> _Listed records_:
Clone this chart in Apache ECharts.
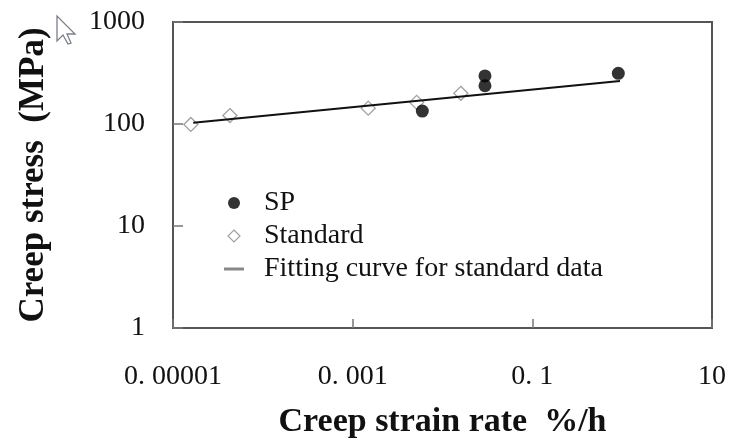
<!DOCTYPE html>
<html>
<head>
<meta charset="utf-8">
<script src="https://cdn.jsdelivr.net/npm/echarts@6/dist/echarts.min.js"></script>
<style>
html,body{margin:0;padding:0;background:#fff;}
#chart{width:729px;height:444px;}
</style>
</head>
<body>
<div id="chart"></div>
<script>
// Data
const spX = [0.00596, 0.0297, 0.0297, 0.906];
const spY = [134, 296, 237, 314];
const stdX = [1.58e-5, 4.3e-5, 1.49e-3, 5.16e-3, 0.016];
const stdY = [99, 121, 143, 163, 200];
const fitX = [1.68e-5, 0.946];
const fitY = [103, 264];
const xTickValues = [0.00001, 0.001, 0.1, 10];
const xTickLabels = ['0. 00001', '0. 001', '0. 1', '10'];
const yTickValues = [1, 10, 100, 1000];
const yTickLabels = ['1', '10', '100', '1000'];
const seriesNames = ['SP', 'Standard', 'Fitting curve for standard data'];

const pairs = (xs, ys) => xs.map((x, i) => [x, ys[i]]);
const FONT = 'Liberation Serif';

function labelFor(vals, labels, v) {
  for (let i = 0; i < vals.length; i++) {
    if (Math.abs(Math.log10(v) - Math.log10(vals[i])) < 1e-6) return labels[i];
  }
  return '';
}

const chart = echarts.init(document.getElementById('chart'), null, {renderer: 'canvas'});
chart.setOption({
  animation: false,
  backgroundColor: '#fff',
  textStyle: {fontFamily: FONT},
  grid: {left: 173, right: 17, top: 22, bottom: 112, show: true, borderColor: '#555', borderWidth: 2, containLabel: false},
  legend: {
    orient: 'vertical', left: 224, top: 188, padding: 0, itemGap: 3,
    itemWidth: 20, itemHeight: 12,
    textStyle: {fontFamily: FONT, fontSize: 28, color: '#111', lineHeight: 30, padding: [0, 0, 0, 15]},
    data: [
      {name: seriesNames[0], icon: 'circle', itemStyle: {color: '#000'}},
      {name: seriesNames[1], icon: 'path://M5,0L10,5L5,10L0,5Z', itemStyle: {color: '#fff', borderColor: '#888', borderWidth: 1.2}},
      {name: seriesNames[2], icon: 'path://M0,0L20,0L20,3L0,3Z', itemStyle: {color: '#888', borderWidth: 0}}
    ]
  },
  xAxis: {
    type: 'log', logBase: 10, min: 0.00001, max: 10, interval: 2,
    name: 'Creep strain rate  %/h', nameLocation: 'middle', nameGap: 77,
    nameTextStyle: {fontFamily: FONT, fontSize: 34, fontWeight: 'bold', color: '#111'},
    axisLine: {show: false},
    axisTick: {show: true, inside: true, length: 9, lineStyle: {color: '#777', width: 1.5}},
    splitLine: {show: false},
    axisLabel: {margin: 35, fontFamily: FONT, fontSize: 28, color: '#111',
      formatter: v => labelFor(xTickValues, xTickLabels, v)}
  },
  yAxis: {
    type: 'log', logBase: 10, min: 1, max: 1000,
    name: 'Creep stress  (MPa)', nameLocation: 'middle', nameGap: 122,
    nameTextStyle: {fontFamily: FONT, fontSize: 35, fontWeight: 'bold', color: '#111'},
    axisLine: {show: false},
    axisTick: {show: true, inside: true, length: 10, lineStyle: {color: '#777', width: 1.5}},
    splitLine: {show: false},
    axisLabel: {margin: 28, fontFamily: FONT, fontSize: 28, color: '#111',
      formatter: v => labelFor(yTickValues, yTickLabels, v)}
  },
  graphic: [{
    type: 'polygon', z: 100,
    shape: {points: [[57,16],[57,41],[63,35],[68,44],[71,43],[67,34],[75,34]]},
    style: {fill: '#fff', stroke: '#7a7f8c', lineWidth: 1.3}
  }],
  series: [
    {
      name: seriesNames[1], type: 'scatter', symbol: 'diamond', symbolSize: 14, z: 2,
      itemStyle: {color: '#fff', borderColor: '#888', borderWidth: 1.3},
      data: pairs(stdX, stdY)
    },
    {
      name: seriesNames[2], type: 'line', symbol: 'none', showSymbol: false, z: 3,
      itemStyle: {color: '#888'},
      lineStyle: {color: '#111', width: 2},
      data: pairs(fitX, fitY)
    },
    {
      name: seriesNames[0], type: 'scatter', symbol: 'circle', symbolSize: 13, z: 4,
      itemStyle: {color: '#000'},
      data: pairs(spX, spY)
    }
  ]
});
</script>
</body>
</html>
...
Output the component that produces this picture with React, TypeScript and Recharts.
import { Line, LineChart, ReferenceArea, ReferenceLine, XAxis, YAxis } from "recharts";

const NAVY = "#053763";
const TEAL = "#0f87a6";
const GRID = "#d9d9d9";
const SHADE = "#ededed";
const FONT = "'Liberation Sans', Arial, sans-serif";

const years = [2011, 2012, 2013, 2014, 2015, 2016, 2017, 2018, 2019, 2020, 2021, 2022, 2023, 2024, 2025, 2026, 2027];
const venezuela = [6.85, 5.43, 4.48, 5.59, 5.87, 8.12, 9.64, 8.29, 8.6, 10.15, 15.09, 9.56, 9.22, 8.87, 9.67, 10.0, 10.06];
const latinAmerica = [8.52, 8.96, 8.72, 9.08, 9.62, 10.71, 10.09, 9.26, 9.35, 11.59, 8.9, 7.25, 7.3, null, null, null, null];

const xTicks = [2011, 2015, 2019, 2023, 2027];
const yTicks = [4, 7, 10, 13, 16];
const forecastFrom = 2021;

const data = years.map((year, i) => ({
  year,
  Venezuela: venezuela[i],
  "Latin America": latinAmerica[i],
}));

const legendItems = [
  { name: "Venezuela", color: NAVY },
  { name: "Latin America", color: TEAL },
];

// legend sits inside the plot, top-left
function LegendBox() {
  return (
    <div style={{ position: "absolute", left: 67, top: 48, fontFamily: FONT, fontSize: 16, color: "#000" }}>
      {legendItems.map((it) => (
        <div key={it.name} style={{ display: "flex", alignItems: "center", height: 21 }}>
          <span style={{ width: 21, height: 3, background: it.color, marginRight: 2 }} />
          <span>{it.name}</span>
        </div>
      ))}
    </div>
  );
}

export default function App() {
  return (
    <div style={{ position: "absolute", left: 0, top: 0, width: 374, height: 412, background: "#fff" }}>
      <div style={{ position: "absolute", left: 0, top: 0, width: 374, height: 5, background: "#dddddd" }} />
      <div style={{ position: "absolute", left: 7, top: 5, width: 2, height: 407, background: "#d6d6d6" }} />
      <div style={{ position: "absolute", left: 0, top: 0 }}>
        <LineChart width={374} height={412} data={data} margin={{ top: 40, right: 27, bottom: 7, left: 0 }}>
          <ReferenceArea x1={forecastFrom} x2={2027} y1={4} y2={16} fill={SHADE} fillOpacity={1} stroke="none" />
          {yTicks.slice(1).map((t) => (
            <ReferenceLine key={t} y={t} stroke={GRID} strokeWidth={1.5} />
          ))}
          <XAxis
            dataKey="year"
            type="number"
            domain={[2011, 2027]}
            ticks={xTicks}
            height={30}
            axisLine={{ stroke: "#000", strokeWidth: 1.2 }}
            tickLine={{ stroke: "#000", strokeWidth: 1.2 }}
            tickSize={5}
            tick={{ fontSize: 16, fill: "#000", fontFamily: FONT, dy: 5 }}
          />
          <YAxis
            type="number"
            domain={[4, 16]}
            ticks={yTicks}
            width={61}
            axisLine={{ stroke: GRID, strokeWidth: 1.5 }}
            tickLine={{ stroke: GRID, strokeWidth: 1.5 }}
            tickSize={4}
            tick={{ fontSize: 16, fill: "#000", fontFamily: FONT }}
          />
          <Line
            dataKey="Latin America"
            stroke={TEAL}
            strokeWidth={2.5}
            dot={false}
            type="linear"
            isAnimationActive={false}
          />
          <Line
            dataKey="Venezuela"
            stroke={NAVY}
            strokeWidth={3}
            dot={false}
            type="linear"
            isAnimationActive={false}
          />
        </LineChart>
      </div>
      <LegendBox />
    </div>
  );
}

> _The request_:
Print exactly what appears from the line holding "Clone this chart in Apache ECharts." down to the line holding "const FONT = 'Liberation Serif';", both ends kept, leaving out the pictures.

> _Complete answer_:
Clone this chart in Apache ECharts.
<!DOCTYPE html>
<html>
<head>
<meta charset="utf-8">
<script src="https://cdn.jsdelivr.net/npm/echarts@6/dist/echarts.min.js"></script>
<style>
html,body{margin:0;padding:0;background:#fff;}
#chart{width:729px;height:444px;}
</style>
</head>
<body>
<div id="chart"></div>
<script>
// Data
const spX = [0.00596, 0.0297, 0.0297, 0.906];
const spY = [134, 296, 237, 314];
const stdX = [1.58e-5, 4.3e-5, 1.49e-3, 5.16e-3, 0.016];
const stdY = [99, 121, 143, 163, 200];
const fitX = [1.68e-5, 0.946];
const fitY = [103, 264];
const xTickValues = [0.00001, 0.001, 0.1, 10];
const xTickLabels = ['0. 00001', '0. 001', '0. 1', '10'];
const yTickValues = [1, 10, 100, 1000];
const yTickLabels = ['1', '10', '100', '1000'];
const seriesNames = ['SP', 'Standard', 'Fitting curve for standard data'];

const pairs = (xs, ys) => xs.map((x, i) => [x, ys[i]]);
const FONT = 'Liberation Serif';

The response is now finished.